Create a flexible posting calendar for your content distribution. Rigid and unforgiving schedules often fall apart when unexpected real world events occur. Aim for a steady rhythm rather than a punishing daily quota. Use social media scheduling tools to handle the heavy lifting. Let the software manage the upload process during odd hours of the night so your team can rest.
Finally, organize your exported files properly. Keep one strictly managed folder for ready to publish clips. Keep a separate and restricted folder for drafts and project files. This simple habit prevents a social media manager from accidentally uploading an unfinished draft to your main public account.
Common Clipping Mistakes to Avoid
Even highly experienced production teams stumble when building their infrastructure. Recognizing these common traps early will save you countless hours of frustration.
Treating Tools Like a Strategy
Buying an expensive new video editing suite will not fix a chaotic or disorganized review process. You must build your step by step strategy first. Once the human workflow is crystal clear, you can buy the software tools to support it.
Overcomplicating the Pipeline
Many corporate teams try to add four different approval stages for a simple fifteen second video. This destroys your publishing velocity. Keep the path from the editing bay to the social feed as short as humanly possible. Remove any bottleneck that slows down production.
Ignoring File Naming Conventions
Saving a file as “final version two” is a recipe for absolute disaster. When multiple people touch the exact same project, unclear names destroy team trust. Stick to your standardized naming rules religiously so everyone knows exactly which file is the most current.
Failing to Gather Internal Feedback
A production system must evolve to survive the changing digital landscape. Schedule a quick check in with your team every two weeks. Ask them what specific tasks are slowing them down. Small tweaks to your process will compound into massive efficiency gains over a few short months.
Conclusion
Building a flawless video clipping workflow does not happen by accident. It requires deliberate planning, clear communication, and a strong commitment to organization. The system exists to quietly hold the technical process together.

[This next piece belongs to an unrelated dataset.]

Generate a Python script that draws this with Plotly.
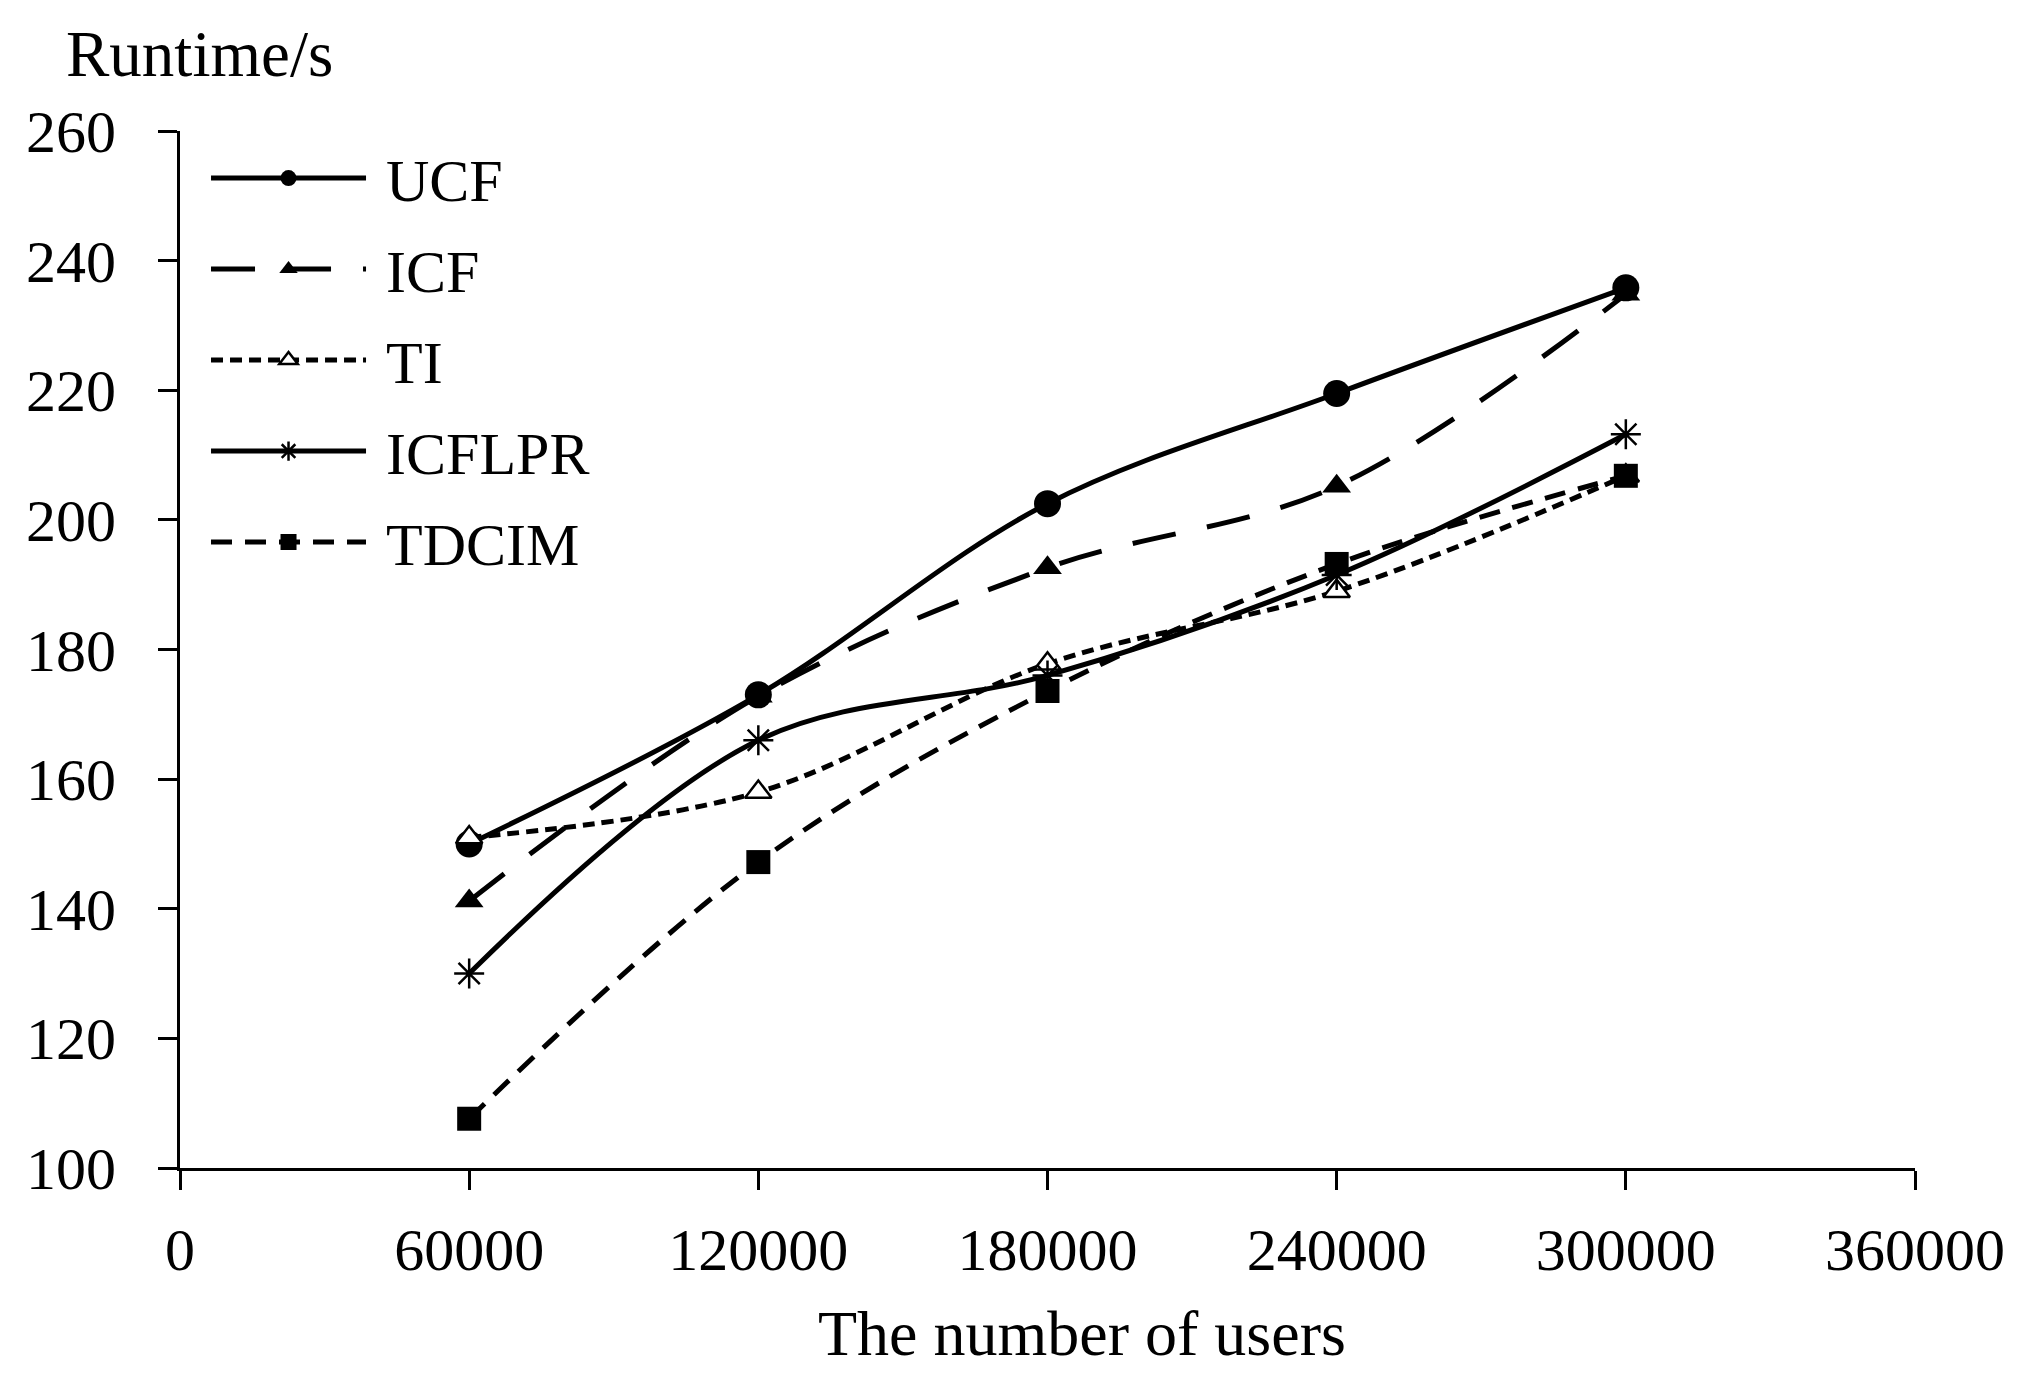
import plotly.graph_objects as go

# data
users = [60000, 120000, 180000, 240000, 300000]
ucf = [150.0, 173.0, 202.5, 219.5, 235.8]
icf = [141.2, 172.8, 192.6, 205.2, 234.8]
ti = [151.0, 158.0, 177.8, 189.0, 206.8]
icflpr = [130.0, 166.0, 176.0, 191.5, 213.2]
tdcim = [107.6, 147.2, 173.6, 193.2, 206.8]

x_ticks = [0, 60000, 120000, 180000, 240000, 300000, 360000]
y_ticks = [100, 120, 140, 160, 180, 200, 220, 240, 260]

FONT = "Liberation Serif"
NB = "\u00a0"  # small gap between legend line and label

series = [
    ("UCF", ucf, "solid", dict(symbol="circle", size=27, color="black")),
    ("ICF", icf, "44px,32px", dict(symbol="triangle-up", size=25, color="black")),
    ("TI", ti, "12px,7px", dict(symbol="triangle-up", size=23, color="white",
                                line=dict(color="black", width=2.5))),
    ("ICFLPR", icflpr, "solid", dict(symbol="asterisk-open", size=25, color="black",
                                     line=dict(color="black", width=2.5))),
    ("TDCIM", tdcim, "21px,13px", dict(symbol="square", size=24, color="black")),
]

fig = go.Figure()
for name, vals, dash, marker in series:
    fig.add_trace(go.Scatter(
        x=users, y=vals, name=NB + name, legendgroup=name,
        mode="lines+markers",
        line=dict(color="black", width=5, dash=dash, shape="spline", smoothing=1.0),
        marker=marker,
    ))

fig.update_layout(
    width=2028, height=1380,
    margin=dict(l=172, r=121, t=123, b=220),
    paper_bgcolor="white", plot_bgcolor="white",
    font=dict(family=FONT, size=60, color="black"),
    showlegend=True,
    legend=dict(x=0.015, y=0.9985, xanchor="left", yanchor="top",
                bgcolor="rgba(0,0,0,0)", itemwidth=155, tracegroupgap=10,
                font=dict(family=FONT, size=60)),
    annotations=[
        dict(text="Runtime/s", xref="paper", yref="paper", x=-0.067, y=1.074,
             xanchor="left", yanchor="middle", showarrow=False,
             font=dict(family=FONT, size=65)),
        dict(text="The number of users", xref="paper", yref="paper", x=0.52, y=-0.1595,
             xanchor="center", yanchor="middle", showarrow=False,
             font=dict(family=FONT, size=64)),
    ],
)

fig.update_xaxes(
    range=[0, 360000], tickvals=x_ticks, ticktext=[str(v) for v in x_ticks],
    showgrid=False, zeroline=False, showline=True, linecolor="black", linewidth=3,
    ticks="outside", ticklen=19, tickwidth=3, tickcolor="black",
    ticklabelstandoff=8, tickfont=dict(family=FONT, size=60),
)
fig.update_yaxes(
    range=[100, 260], tickvals=y_ticks,
    showgrid=False, zeroline=False, showline=True, linecolor="black", linewidth=3,
    ticks="outside", ticklen=19, tickwidth=3, tickcolor="black",
    ticklabelstandoff=30, tickfont=dict(family=FONT, size=60),
)

fig.write_html("out.html")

This solid foundation allows your creative energy to flow without constant interruption.
Every single step matters in this pipeline. From organizing your initial recording inputs to managing your final distribution calendar, the workflow is a deeply connected chain. If you skip a critical step, the entire rhythm breaks down. If you follow the structure closely, the work transforms from a heavy chore into a smooth and highly profitable operation.
A strong clipping infrastructure is the ultimate engine for modern content creation. It guarantees that your videos appear on time. It ensures your branding remains consistent across the internet. Most importantly, it gives you the ultimate freedom to focus on telling great stories and connecting with your audience at a massive scale.